— start of Source excerpt —

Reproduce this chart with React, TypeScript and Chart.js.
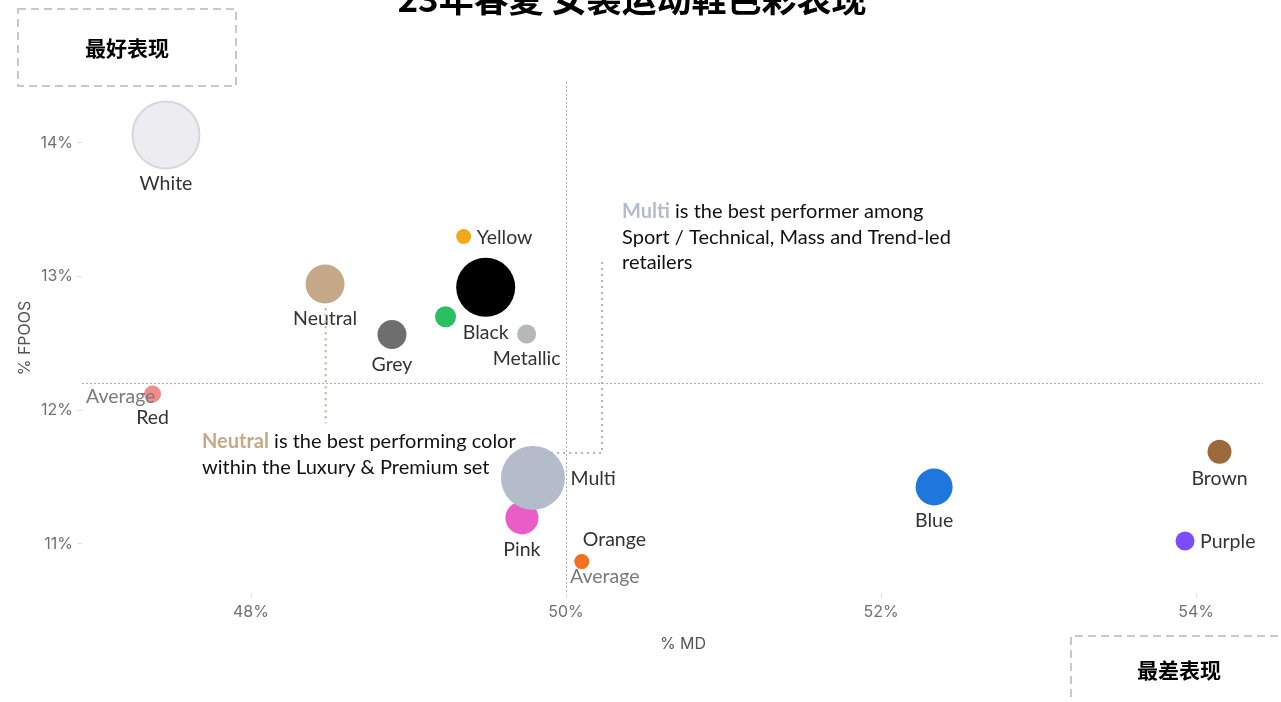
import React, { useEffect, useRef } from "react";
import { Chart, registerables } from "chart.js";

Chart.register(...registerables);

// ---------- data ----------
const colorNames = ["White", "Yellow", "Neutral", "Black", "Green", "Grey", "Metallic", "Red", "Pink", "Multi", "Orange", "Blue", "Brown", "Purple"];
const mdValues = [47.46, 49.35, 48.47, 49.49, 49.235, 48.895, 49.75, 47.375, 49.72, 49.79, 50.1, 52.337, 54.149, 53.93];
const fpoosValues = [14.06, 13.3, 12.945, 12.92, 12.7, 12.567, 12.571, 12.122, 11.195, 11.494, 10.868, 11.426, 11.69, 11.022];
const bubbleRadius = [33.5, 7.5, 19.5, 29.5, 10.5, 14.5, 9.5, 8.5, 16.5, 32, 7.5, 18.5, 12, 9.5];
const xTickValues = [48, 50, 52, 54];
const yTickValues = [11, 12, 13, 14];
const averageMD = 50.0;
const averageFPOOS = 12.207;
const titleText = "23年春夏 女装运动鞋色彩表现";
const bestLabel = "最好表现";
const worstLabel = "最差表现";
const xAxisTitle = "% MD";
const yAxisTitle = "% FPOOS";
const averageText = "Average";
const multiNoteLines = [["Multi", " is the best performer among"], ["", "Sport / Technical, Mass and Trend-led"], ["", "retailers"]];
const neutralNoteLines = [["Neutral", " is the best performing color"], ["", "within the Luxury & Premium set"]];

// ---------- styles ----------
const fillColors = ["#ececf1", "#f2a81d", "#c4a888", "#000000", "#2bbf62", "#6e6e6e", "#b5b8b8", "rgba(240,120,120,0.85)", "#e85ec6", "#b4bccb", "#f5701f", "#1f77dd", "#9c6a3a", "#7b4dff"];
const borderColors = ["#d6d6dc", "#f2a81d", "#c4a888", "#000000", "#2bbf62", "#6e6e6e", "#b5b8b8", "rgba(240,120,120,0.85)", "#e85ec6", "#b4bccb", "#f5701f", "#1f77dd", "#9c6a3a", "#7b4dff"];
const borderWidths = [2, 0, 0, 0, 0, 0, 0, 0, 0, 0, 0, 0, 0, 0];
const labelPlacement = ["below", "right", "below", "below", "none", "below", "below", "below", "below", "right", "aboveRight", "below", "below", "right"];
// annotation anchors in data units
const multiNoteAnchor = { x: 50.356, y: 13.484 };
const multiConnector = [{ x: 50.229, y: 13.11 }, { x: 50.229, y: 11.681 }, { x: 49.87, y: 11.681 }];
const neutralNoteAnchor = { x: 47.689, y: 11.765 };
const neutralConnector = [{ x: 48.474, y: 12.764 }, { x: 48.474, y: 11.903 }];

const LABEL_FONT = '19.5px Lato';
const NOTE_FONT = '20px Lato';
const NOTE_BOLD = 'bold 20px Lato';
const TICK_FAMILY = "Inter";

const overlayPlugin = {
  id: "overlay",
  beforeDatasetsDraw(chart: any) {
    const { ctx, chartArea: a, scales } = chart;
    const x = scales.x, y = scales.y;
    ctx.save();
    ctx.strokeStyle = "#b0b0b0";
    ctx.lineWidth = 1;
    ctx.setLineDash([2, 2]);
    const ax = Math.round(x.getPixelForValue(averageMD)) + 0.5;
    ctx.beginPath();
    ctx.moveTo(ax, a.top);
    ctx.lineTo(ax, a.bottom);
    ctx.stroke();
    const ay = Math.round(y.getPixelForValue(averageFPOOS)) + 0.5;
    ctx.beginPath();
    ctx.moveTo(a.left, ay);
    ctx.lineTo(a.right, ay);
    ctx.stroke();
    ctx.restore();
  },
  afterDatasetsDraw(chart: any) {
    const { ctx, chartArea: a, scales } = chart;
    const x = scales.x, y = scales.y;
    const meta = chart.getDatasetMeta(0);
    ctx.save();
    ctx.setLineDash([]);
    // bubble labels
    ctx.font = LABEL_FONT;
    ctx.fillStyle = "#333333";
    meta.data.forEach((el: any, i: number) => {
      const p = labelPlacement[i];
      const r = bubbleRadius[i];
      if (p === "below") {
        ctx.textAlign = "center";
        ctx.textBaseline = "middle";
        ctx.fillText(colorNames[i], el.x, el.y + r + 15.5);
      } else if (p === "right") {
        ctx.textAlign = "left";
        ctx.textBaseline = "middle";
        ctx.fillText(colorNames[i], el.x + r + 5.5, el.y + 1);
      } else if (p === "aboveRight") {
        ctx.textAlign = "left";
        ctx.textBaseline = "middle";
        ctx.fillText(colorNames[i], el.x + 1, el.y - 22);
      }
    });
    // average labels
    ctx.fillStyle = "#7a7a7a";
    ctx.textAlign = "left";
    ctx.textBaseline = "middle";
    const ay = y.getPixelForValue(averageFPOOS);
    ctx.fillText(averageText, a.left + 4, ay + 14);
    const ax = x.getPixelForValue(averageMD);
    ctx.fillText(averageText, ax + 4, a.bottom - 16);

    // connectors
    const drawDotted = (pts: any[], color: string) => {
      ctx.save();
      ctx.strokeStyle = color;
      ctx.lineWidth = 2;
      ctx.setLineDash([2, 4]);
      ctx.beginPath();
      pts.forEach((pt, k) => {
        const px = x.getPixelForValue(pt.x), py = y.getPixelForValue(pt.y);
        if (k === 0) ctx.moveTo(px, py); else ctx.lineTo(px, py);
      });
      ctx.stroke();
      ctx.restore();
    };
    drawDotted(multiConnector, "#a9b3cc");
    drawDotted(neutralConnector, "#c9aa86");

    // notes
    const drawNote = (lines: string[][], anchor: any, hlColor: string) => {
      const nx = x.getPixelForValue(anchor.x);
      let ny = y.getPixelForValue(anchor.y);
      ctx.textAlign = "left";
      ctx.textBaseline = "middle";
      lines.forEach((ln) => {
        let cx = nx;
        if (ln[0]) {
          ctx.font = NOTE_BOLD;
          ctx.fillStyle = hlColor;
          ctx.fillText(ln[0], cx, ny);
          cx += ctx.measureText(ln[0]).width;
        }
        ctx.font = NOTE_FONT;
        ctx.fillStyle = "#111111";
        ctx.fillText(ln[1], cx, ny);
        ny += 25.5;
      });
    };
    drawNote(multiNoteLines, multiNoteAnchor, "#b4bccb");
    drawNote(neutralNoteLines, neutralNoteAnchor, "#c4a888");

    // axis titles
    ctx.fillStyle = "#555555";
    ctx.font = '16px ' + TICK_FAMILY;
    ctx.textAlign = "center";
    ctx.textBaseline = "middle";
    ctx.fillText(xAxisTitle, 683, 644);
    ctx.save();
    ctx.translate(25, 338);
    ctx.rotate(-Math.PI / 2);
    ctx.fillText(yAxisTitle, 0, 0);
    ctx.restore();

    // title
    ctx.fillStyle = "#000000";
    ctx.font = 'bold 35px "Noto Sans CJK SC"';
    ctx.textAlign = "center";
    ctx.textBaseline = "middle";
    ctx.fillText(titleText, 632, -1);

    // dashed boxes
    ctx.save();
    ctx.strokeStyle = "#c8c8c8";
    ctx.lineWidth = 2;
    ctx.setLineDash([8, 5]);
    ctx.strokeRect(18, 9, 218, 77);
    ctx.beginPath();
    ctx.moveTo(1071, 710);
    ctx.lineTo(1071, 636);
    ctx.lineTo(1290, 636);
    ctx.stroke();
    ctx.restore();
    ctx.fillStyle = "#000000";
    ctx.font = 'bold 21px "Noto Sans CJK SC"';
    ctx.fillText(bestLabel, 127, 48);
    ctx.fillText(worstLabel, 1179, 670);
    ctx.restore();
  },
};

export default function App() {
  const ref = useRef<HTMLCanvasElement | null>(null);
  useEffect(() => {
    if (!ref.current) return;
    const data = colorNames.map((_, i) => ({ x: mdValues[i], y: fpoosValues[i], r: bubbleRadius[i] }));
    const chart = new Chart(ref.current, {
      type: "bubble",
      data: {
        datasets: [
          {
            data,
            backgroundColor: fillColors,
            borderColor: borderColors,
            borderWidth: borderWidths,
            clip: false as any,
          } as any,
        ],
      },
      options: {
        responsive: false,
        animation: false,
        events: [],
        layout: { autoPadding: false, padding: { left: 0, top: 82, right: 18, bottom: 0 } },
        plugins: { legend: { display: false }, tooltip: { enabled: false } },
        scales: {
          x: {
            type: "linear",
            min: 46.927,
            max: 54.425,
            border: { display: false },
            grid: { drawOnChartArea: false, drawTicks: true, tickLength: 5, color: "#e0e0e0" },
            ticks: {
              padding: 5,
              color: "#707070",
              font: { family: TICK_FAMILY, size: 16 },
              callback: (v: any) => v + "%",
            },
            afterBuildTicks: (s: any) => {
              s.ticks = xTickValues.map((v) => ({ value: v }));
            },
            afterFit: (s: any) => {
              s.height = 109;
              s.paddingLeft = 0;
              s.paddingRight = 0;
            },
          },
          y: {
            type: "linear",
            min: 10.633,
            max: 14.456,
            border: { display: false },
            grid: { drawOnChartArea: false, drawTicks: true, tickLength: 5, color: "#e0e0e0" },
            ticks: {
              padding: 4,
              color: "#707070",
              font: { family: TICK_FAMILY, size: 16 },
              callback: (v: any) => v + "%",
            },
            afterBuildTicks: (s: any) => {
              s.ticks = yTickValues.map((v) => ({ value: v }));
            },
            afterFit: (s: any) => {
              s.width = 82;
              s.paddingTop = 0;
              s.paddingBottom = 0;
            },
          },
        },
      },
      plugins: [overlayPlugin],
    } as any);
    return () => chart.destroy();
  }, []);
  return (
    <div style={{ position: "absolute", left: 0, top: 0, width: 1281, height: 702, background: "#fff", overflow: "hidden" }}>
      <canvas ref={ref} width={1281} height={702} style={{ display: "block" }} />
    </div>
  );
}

— end of Source excerpt —

Starting with the first line of the data above and ending with the line containing "Chart.register(...registerables);", please restate every line exactly, leaving images out.

Reproduce this chart with React, TypeScript and Chart.js.
import React, { useEffect, useRef } from "react";
import { Chart, registerables } from "chart.js";

Chart.register(...registerables);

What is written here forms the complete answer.